Universal design concepts must be applied to kitchen planning so the kitchen will function for, and benefit, all residents and visitors.

Following is the Center for Universal Design’s Seven Principles of Universal Design with applications that apply to kitchens. You might use these principles as a checklist of additional criteria during design.

Equitable use

Design is useful and marketable to people with diverse abilities.

  • Provide the same means of use for all users: identical whenever possible; equivalent when not.
  • Avoid segregating or stigmatizing any users.
  • Provisions for privacy, security and safety should be equally available to all users.
  • Make the design appealing to all users.

Design applications

  • Rocker light switch.
  • Motion sensor lighting, ventilation or faucets.
  • Side-by-side refrigerator.

Flexibility in use

Design accommodates a wide range of individual preferences and abilities.

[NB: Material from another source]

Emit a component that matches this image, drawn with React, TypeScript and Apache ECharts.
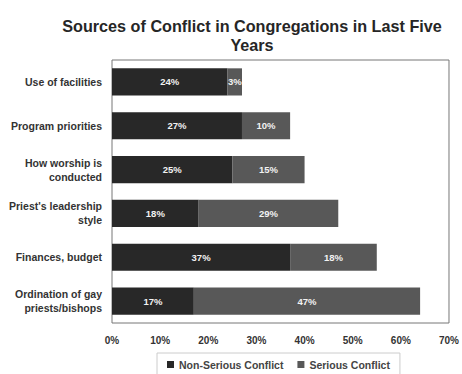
import React, { useEffect, useRef } from "react";
import * as echarts from "echarts";

const categories = [
  "Use of facilities",
  "Program priorities",
  "How worship is\nconducted",
  "Priest's leadership\nstyle",
  "Finances, budget",
  "Ordination of gay\npriests/bishops",
];
const nonSerious = [24, 27, 25, 18, 37, 17];
const serious = [3, 10, 15, 29, 18, 47];
const xTicks = { min: 0, max: 70, interval: 10 };

export default function App() {
  const ref = useRef<HTMLDivElement>(null);
  useEffect(() => {
    if (!ref.current) return;
    const chart = echarts.init(ref.current, null, { renderer: "svg" });
    const font = "Arial, 'Liberation Sans', sans-serif";
    const labelStyle = {
      show: true,
      position: "inside" as const,
      formatter: (p: any) => p.value + "%",
      color: "#f2f2f2",
      fontWeight: "bold" as const,
      fontSize: 9.5,
      fontFamily: font,
    };
    chart.setOption({
      animation: false,
      backgroundColor: "#ffffff",
      title: {
        text: "Sources of Conflict in Congregations in Last Five\nYears",
        left: 247,
        textAlign: "center",
        top: 11,
        textStyle: {
          fontFamily: font,
          fontWeight: "bold",
          fontSize: 16.2,
          lineHeight: 19,
          color: "#262626",
        },
      },
      grid: {
        left: 112,
        right: 7,
        top: 60,
        bottom: 51,
        show: true,
        borderColor: "#777",
        borderWidth: 1,
      },
      xAxis: {
        type: "value",
        min: xTicks.min,
        max: xTicks.max,
        interval: xTicks.interval,
        splitLine: { show: false },
        axisLine: { show: false },
        axisTick: { show: false },
        axisLabel: {
          formatter: "{value}%",
          fontFamily: font,
          fontWeight: "bold",
          fontSize: 10,
          color: "#333",
          margin: 12,
        },
      },
      yAxis: {
        type: "category",
        data: categories,
        inverse: true,
        axisLine: { show: false },
        axisTick: { show: false },
        axisLabel: {
          fontFamily: font,
          fontWeight: "bold",
          fontSize: 10.5,
          color: "#333",
          lineHeight: 14,
          margin: 10,
          align: "right",
        },
      },
      legend: {
        bottom: -4,
        left: 157,
        itemWidth: 7,
        itemHeight: 7,
        itemGap: 14,
        padding: [6, 10, 8, 10],
        borderColor: "#ccc",
        borderWidth: 1,
        icon: "rect",
        textStyle: {
          fontFamily: font,
          fontWeight: "bold",
          fontSize: 10.5,
          color: "#444",
        },
        data: ["Non-Serious Conflict", "Serious Conflict"],
      },
      series: [
        {
          name: "Non-Serious Conflict",
          type: "bar",
          stack: "total",
          data: nonSerious,
          barCategoryGap: "38%",
          itemStyle: { color: "#282828" },
          label: labelStyle,
        },
        {
          name: "Serious Conflict",
          type: "bar",
          stack: "total",
          data: serious,
          barCategoryGap: "38%",
          itemStyle: { color: "#585858" },
          label: labelStyle,
        },
      ],
    });
    return () => chart.dispose();
  }, []);
  return (
    <div
      ref={ref}
      style={{ position: "absolute", left: 0, top: 0, width: 462, height: 374 }}
    />
  );
}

  • Provide choice in methods of use.
  • Accommodate right- or left-handed access and use.
  • Facilitate the user’s accuracy and precision.
  • Provide adaptability to the user’s pace.

Design applications

  • Knee spaces with door and storage options, allowing for seated or standing use.
  • 48-in. work aisles, ensuring either a perpendicular or parallel approach to appliances.
  • Multiple counter heights.
  • Movable (portable) storage.
  • Storage for an optional stool.

Simple, intuitive

Design is easy to understand, regardless of the user’s experience, knowledge, language skills or current concentration level.

  • Eliminate unnecessary complexity.
  • Be consistent with user expectations and intuition.
  • Accommodate a wide range of literacy and language skills.
  • Arrange information consistent with its importance.
  • Provide effective prompting and feedback during and after task completion.

Design applications

  • Operation of single-lever faucet that moves left for hot and right for cold.
  • Use of red to indicate hot and blue to indicate cold.
  • One-step controls on a microwave for preprogrammed recipes.

Perceptible information

Design communicates necessary information effectively to the user, regardless of ambient conditions or the user’s sensory abilities.

  • Use different modes (pictorial, verbal, tactile) for redundant presentation of essential information.
  • Provide adequate contrast between essential information and its surroundings.
  • Maximize “legibility” of essential information.
  • Differentiate elements in ways that can be described (i.e., make it easy to give instructions or directions).
  • Provide compatibility with a variety of techniques or devices used by people with sensory limitations.

Design applications

  • Digital temperature control on faucets or ovens that sounds and blinks when limits are reached.
  • Lighting controls that light up in the off position and go dark when on.
  • Smoke detectors with sound and light alarms.
  • Cooking controls that use numbers and pictures to indicate cooking mode/process.

Error tolerance

Design minimizes hazards and the adverse consequences of accidental or unintended actions.

  • Arrange elements to minimize hazards and errors. Most-used elements, most-accessible; hazardous elements eliminated, isolated or shielded.
  • Provide warnings of hazards and errors.
  • Provide failsafe features.
    • Discourage unconscious action in tasks that require vigilance.